DIRECTIONS FOR THIS TASK | Find the lines holding the word "matplotlib" and collect them.

DATA EXCERPTS |
· · ·
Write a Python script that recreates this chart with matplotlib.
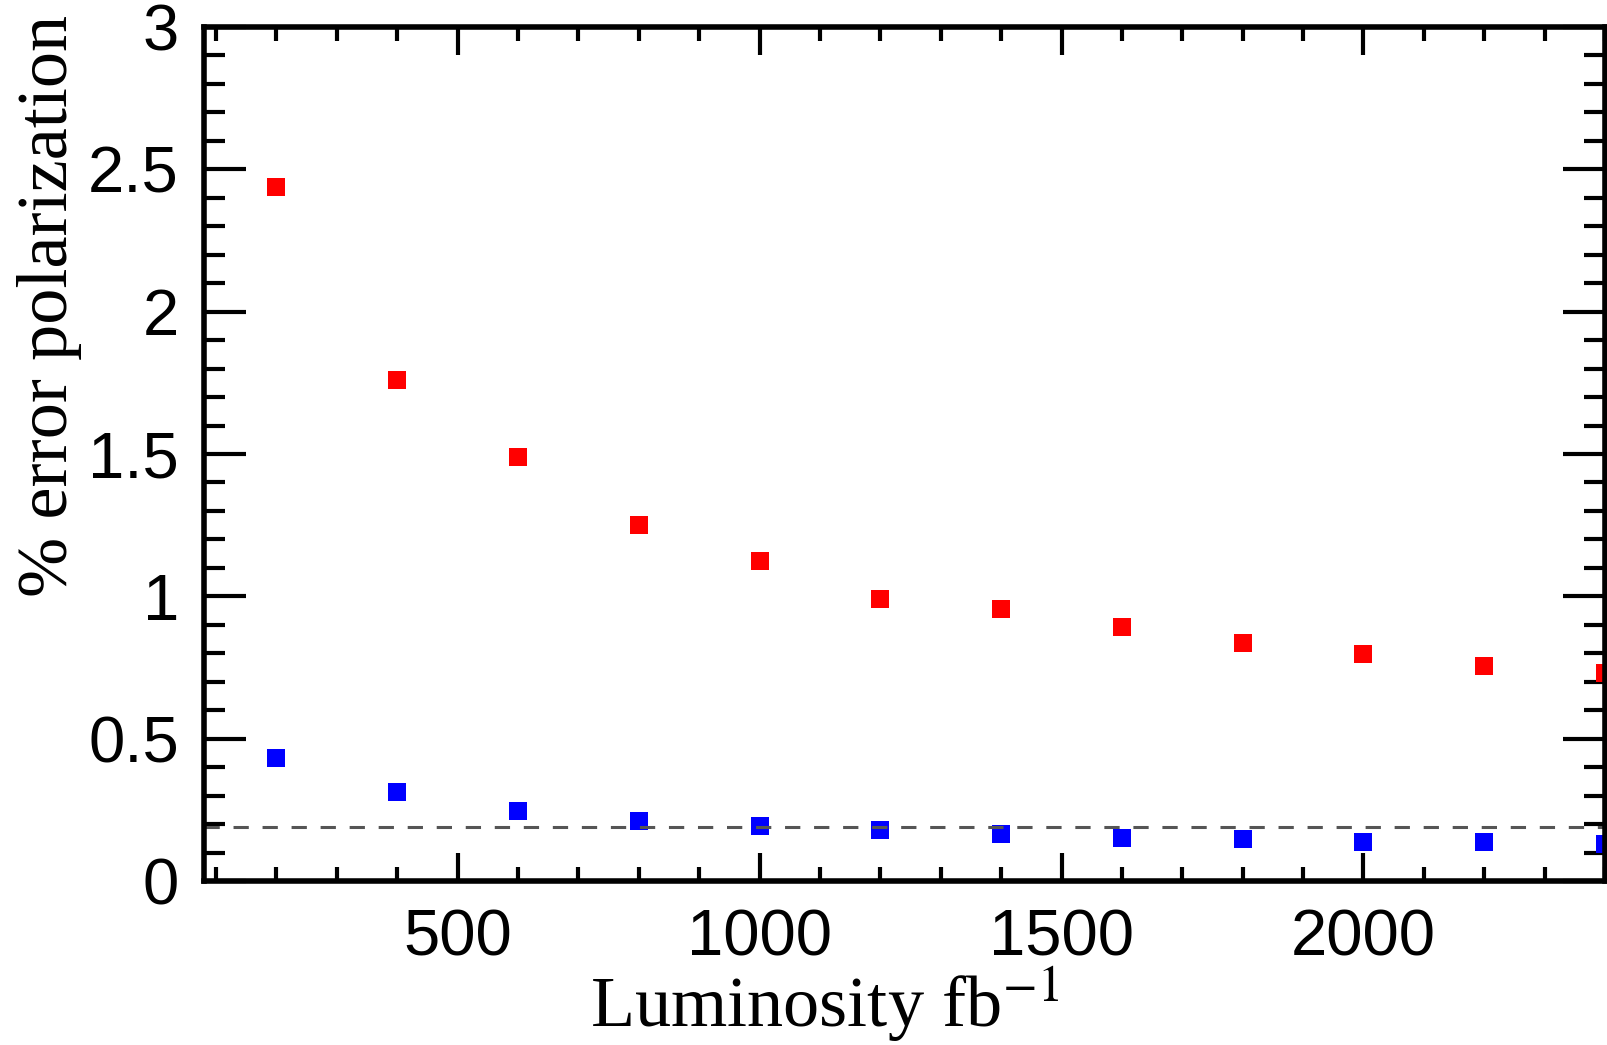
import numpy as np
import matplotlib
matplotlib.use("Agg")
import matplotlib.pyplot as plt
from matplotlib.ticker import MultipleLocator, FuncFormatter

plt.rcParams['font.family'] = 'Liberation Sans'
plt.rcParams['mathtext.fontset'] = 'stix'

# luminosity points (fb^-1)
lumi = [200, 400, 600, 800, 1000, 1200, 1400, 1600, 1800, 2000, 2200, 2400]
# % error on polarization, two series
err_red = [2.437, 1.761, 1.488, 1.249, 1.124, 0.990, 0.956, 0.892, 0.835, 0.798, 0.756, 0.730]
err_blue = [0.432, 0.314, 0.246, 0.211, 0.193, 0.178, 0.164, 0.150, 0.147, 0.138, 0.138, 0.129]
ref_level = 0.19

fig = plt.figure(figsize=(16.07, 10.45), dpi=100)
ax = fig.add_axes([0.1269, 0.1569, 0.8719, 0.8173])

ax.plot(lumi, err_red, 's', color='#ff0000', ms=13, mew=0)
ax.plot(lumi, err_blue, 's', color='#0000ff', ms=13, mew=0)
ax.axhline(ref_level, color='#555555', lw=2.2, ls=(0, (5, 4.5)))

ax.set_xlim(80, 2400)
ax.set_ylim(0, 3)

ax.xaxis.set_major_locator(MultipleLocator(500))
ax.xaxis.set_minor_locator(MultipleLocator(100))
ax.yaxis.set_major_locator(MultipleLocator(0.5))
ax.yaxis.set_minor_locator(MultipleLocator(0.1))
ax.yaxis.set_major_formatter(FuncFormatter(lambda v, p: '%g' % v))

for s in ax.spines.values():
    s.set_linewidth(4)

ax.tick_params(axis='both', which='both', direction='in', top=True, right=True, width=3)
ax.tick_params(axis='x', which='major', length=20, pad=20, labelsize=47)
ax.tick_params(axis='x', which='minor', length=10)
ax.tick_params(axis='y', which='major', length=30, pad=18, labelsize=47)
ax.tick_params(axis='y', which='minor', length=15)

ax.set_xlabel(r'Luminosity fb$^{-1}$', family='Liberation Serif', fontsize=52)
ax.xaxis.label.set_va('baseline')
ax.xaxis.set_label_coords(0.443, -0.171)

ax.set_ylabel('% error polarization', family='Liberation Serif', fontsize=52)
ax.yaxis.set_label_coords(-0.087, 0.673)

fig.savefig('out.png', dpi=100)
· · ·
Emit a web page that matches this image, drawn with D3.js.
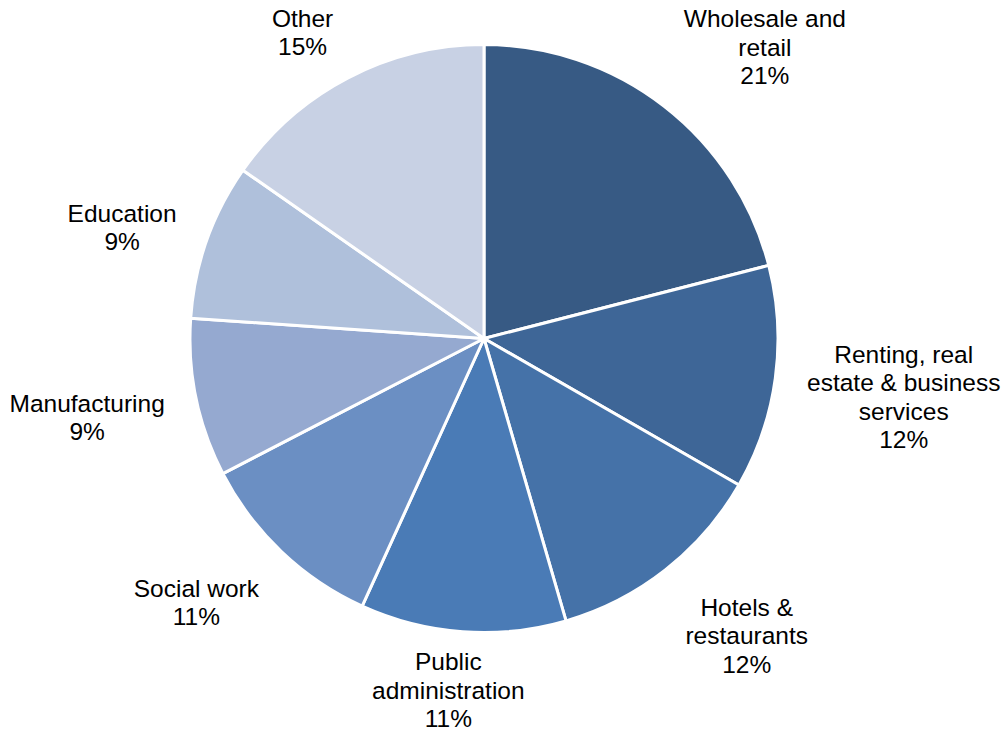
· · ·
RESULT FOR THIS TASK |
Write a Python script that recreates this chart with matplotlib.
import matplotlib
matplotlib.use("Agg")
import matplotlib.pyplot as plt
from matplotlib.ticker import MultipleLocator, FuncFormatter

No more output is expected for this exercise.